• Written instruction: Look through the lines below and state how many hold the word "this". Write only the number.
++++ Given records ++++
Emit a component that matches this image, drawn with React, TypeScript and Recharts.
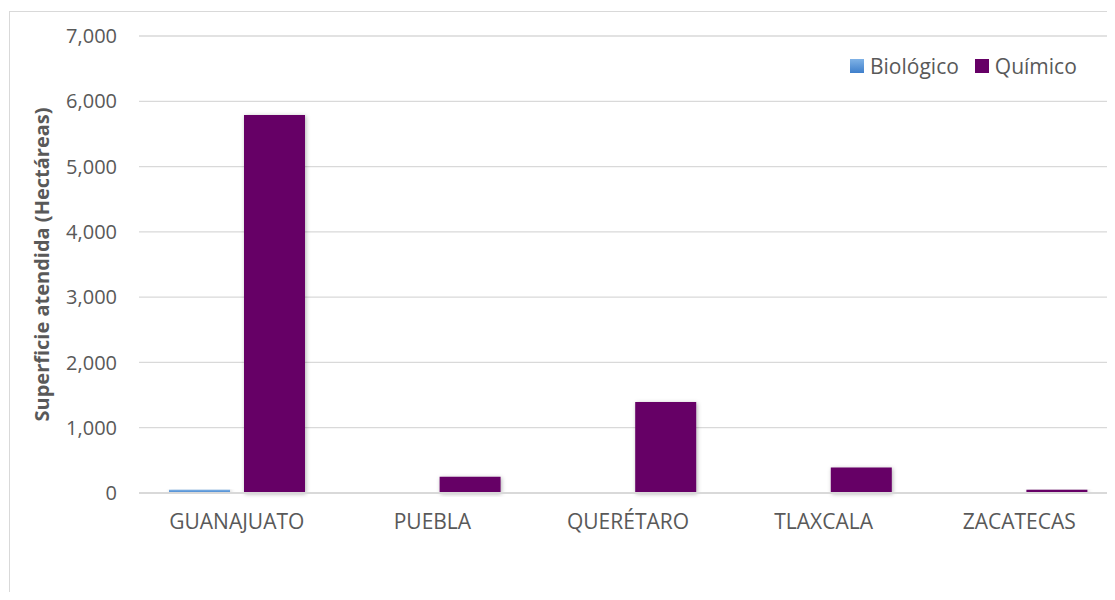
++++
++++ Given records ++++
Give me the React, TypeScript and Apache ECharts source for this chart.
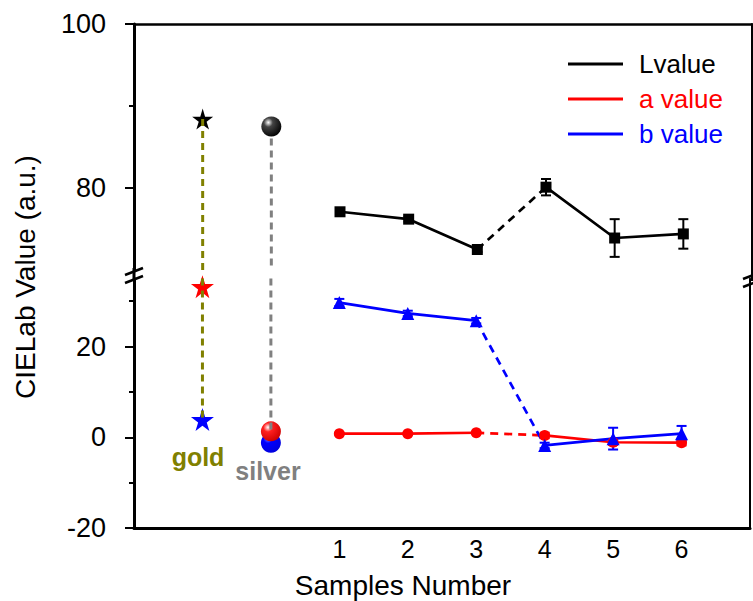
++++
++++ Given records ++++
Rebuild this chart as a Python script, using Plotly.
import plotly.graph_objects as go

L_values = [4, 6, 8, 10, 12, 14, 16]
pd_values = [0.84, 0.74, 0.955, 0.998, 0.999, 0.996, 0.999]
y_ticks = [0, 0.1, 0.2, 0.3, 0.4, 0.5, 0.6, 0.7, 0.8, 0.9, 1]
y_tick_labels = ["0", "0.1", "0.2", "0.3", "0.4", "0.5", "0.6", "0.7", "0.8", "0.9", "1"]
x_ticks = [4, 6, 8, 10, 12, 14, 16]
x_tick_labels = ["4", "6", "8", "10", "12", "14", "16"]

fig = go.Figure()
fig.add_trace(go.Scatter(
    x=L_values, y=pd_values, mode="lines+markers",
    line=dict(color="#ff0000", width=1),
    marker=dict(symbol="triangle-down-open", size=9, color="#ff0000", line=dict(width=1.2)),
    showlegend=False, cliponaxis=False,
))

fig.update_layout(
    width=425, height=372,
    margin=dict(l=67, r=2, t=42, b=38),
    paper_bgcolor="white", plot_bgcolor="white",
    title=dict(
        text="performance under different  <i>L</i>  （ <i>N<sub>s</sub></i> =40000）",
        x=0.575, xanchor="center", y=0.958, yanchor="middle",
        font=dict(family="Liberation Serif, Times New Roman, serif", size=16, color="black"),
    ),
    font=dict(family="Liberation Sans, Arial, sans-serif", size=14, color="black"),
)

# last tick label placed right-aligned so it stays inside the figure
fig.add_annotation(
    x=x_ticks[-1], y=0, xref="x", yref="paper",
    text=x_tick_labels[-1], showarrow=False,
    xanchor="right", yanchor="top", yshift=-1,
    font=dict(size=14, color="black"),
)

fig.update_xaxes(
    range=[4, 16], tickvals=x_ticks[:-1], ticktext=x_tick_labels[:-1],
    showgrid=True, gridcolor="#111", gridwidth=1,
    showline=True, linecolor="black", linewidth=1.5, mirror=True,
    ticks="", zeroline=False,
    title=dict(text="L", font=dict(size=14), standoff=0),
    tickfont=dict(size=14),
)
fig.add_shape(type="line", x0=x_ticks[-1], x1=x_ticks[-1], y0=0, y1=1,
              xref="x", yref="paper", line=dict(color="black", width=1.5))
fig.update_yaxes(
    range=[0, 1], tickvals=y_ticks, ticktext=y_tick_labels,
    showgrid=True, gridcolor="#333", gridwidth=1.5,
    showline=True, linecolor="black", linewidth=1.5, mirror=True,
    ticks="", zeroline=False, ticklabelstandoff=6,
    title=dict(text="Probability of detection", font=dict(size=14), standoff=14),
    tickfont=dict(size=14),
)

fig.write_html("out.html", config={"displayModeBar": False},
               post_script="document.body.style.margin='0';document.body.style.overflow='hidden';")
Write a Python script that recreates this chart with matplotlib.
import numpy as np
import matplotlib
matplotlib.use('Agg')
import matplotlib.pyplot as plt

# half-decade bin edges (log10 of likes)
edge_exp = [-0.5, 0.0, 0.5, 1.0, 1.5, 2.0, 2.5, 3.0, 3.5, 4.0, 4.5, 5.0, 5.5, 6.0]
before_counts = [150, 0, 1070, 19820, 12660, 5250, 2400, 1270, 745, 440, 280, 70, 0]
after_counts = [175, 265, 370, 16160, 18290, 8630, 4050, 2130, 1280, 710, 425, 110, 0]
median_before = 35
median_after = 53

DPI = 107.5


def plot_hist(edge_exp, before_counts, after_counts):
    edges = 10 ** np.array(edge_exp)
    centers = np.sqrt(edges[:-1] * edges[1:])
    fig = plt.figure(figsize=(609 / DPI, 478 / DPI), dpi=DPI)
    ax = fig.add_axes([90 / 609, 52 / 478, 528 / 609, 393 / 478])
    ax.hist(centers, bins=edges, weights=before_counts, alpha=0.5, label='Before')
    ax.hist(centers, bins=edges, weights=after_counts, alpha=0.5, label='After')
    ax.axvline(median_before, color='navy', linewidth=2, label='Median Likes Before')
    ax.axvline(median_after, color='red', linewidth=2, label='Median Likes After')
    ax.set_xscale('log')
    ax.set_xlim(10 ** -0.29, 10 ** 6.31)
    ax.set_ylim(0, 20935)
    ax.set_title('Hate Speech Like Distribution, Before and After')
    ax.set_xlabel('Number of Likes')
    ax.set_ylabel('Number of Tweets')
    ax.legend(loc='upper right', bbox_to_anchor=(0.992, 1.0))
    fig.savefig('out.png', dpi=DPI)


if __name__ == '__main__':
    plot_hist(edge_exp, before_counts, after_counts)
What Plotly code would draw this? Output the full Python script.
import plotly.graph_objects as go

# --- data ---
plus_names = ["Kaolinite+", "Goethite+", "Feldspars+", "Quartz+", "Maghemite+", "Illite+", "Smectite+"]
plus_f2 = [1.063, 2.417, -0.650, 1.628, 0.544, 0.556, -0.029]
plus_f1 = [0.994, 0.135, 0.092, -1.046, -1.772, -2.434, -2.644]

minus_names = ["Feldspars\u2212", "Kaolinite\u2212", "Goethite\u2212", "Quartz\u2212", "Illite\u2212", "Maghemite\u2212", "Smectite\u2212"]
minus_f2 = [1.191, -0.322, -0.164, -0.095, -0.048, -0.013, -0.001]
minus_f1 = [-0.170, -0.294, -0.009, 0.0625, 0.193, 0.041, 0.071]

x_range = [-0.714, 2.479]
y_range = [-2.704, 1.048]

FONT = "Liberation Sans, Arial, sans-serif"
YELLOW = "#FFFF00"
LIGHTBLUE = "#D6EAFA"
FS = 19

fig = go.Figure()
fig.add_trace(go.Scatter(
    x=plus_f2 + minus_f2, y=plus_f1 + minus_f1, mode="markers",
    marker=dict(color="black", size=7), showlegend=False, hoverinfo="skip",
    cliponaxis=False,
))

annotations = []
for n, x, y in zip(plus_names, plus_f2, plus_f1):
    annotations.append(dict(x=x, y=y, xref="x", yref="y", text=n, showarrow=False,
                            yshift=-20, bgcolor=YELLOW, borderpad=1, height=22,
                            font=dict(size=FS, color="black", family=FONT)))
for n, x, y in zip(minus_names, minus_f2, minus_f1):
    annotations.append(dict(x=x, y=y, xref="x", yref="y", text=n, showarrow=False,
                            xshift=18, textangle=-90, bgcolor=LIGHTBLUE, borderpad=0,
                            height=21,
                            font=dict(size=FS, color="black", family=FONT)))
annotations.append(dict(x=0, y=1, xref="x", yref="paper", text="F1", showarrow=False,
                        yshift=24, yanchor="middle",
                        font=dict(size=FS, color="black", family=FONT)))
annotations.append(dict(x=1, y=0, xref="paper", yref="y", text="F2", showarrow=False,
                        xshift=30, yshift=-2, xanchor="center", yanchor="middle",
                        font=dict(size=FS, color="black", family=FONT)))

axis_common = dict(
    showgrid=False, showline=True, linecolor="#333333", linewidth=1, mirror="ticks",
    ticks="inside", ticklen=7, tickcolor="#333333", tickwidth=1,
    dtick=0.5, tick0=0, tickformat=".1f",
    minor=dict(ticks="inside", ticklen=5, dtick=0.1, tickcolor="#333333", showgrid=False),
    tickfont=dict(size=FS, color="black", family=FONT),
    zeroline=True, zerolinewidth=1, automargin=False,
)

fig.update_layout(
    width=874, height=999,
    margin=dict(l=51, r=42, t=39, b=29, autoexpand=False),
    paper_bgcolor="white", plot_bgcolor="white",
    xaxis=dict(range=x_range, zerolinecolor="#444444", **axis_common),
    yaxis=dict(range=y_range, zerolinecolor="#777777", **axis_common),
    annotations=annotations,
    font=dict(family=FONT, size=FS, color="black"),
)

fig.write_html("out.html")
++++
• Complete output: 5